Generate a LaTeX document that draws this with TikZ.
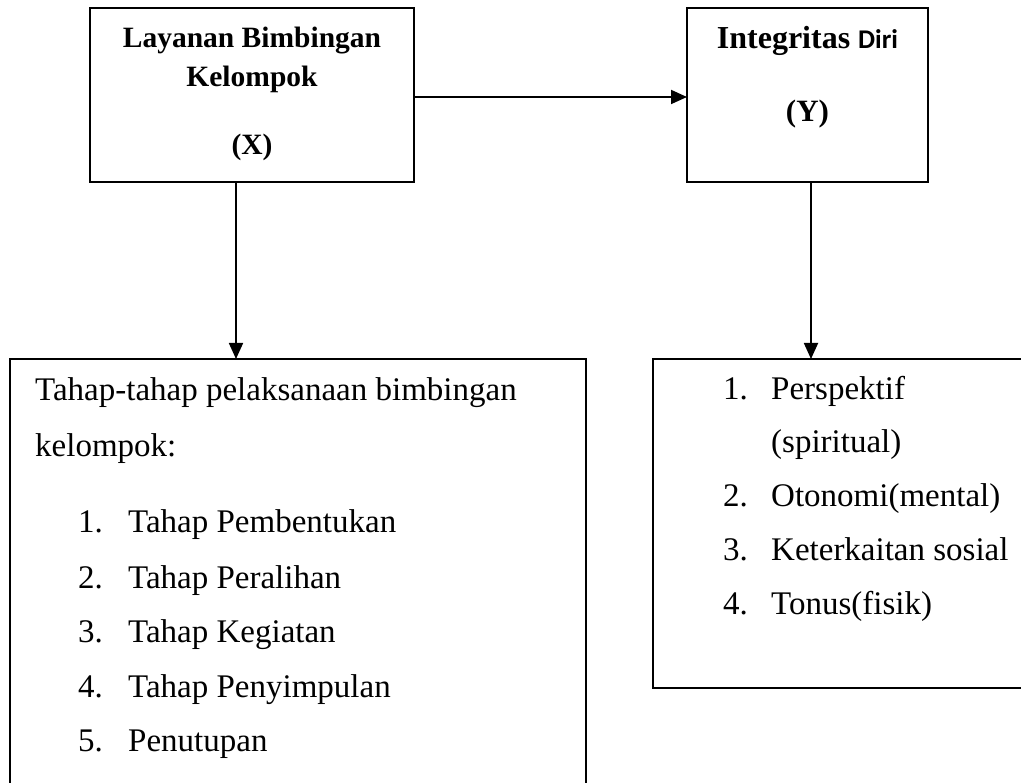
\documentclass[tikz,border=0pt]{standalone}
\usepackage{fontspec}
\setmainfont{Liberation Serif}
\newfontfamily\calib{Carlito}
\usetikzlibrary{arrows.meta}
\begin{document}
\begin{tikzpicture}[x=1pt,y=-1pt,
  box/.style={draw, line width=1.8pt, inner sep=0pt, outer sep=0pt},
  head/.style={inner sep=0pt, anchor=base, font=\fontsize{29.5}{34}\selectfont\bfseries},
  body/.style={inner sep=0pt, anchor=base west, font=\fontsize{33}{38}\selectfont},
  conn/.style={line width=1.8pt, -{Triangle[length=16pt,width=14pt]}}]
\useasboundingbox (0,0) rectangle (1021,783);
\clip (0,0) rectangle (1021,783);
% boxes
\node[box, minimum width=324pt, minimum height=174pt] (X) at (252,95) {};
\node[box, minimum width=241pt, minimum height=174pt] (Y) at (807.5,95) {};
\node[box, minimum width=576pt, minimum height=441pt] (L) at (298,579.5) {};
\node[box, minimum width=377pt, minimum height=329pt] (R) at (841.5,523.5) {};
% headings
\node[head] (x1) at (252,48) {Layanan Bimbingan};
\node[head] (x2) at (252,87) {Kelompok};
\node[head] (x3) at (252,155) {(X)};
\node[head, font=\fontsize{32}{36}\selectfont\bfseries] (y1) at (807.5,49) {Integritas {\calib\fontsize{27}{30}\selectfont\bfseries Diri}};
\node[head, font=\fontsize{31}{36}\selectfont\bfseries] (y2) at (807.5,122) {(Y)};
% left list
\node[body] (l0) at (35,401) {Tahap-tahap pelaksanaan bimbingan};
\node[body] (l00) at (35,457) {kelompok:};
\node[body] (n1) at (78,533) {1.};
\node[body] (l1) at (128,533) {Tahap Pembentukan};
\node[body] (n2) at (78,588) {2.};
\node[body] (l2) at (128,588) {Tahap Peralihan};
\node[body] (n3) at (78,642) {3.};
\node[body] (l3) at (128,642) {Tahap Kegiatan};
\node[body] (n4) at (78,697) {4.};
\node[body] (l4) at (128,697) {Tahap Penyimpulan};
\node[body] (n5) at (78,751) {5.};
\node[body] (l5) at (128,751) {Penutupan};
% right list
\node[body] (m1) at (723,400) {1.};
\node[body] (r1) at (771,400) {Perspektif};
\node[body] (r1b) at (771,453) {(spiritual)};
\node[body] (m2) at (723,507) {2.};
\node[body] (r2) at (771,507) {Otonomi(mental)};
\node[body] (m3) at (723,561) {3.};
\node[body] (r3) at (771,561) {Keterkaitan sosial};
\node[body] (m4) at (723,615) {4.};
\node[body] (r4) at (771,615) {Tonus(fisik)};
% connectors
\coordinate (ax) at (236,0);
\coordinate (ay) at (811,0);
\draw[conn] ([yshift=-2pt]X.east) -- ([yshift=-2pt]Y.west);
\draw[conn] (X.south -| ax) -- (L.north -| ax);
\draw[conn] (Y.south -| ay) -- (R.north -| ay);
\end{tikzpicture}
\end{document}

▸ TASK DIRECTIONS
Reproduce the listing word for word and omit its pictures.

▸ ANSWER BELOW
Generate a LaTeX document that draws this with TikZ.
\documentclass[tikz,border=0pt]{standalone}
\usepackage{fontspec}
\setmainfont{Liberation Serif}
\newfontfamily\calib{Carlito}
\usetikzlibrary{arrows.meta}
\begin{document}
\begin{tikzpicture}[x=1pt,y=-1pt,
  box/.style={draw, line width=1.8pt, inner sep=0pt, outer sep=0pt},
  head/.style={inner sep=0pt, anchor=base, font=\fontsize{29.5}{34}\selectfont\bfseries},
  body/.style={inner sep=0pt, anchor=base west, font=\fontsize{33}{38}\selectfont},
  conn/.style={line width=1.8pt, -{Triangle[length=16pt,width=14pt]}}]
\useasboundingbox (0,0) rectangle (1021,783);
\clip (0,0) rectangle (1021,783);
% boxes
\node[box, minimum width=324pt, minimum height=174pt] (X) at (252,95) {};
\node[box, minimum width=241pt, minimum height=174pt] (Y) at (807.5,95) {};
\node[box, minimum width=576pt, minimum height=441pt] (L) at (298,579.5) {};
\node[box, minimum width=377pt, minimum height=329pt] (R) at (841.5,523.5) {};
% headings
\node[head] (x1) at (252,48) {Layanan Bimbingan};
\node[head] (x2) at (252,87) {Kelompok};
\node[head] (x3) at (252,155) {(X)};
\node[head, font=\fontsize{32}{36}\selectfont\bfseries] (y1) at (807.5,49) {Integritas {\calib\fontsize{27}{30}\selectfont\bfseries Diri}};
\node[head, font=\fontsize{31}{36}\selectfont\bfseries] (y2) at (807.5,122) {(Y)};
% left list
\node[body] (l0) at (35,401) {Tahap-tahap pelaksanaan bimbingan};
\node[body] (l00) at (35,457) {kelompok:};
\node[body] (n1) at (78,533) {1.};
\node[body] (l1) at (128,533) {Tahap Pembentukan};
\node[body] (n2) at (78,588) {2.};
\node[body] (l2) at (128,588) {Tahap Peralihan};
\node[body] (n3) at (78,642) {3.};
\node[body] (l3) at (128,642) {Tahap Kegiatan};
\node[body] (n4) at (78,697) {4.};
\node[body] (l4) at (128,697) {Tahap Penyimpulan};
\node[body] (n5) at (78,751) {5.};
\node[body] (l5) at (128,751) {Penutupan};
% right list
\node[body] (m1) at (723,400) {1.};
\node[body] (r1) at (771,400) {Perspektif};
\node[body] (r1b) at (771,453) {(spiritual)};
\node[body] (m2) at (723,507) {2.};
\node[body] (r2) at (771,507) {Otonomi(mental)};
\node[body] (m3) at (723,561) {3.};
\node[body] (r3) at (771,561) {Keterkaitan sosial};
\node[body] (m4) at (723,615) {4.};
\node[body] (r4) at (771,615) {Tonus(fisik)};
% connectors
\coordinate (ax) at (236,0);
\coordinate (ay) at (811,0);
\draw[conn] ([yshift=-2pt]X.east) -- ([yshift=-2pt]Y.west);
\draw[conn] (X.south -| ax) -- (L.north -| ax);
\draw[conn] (Y.south -| ay) -- (R.north -| ay);
\end{tikzpicture}
\end{document}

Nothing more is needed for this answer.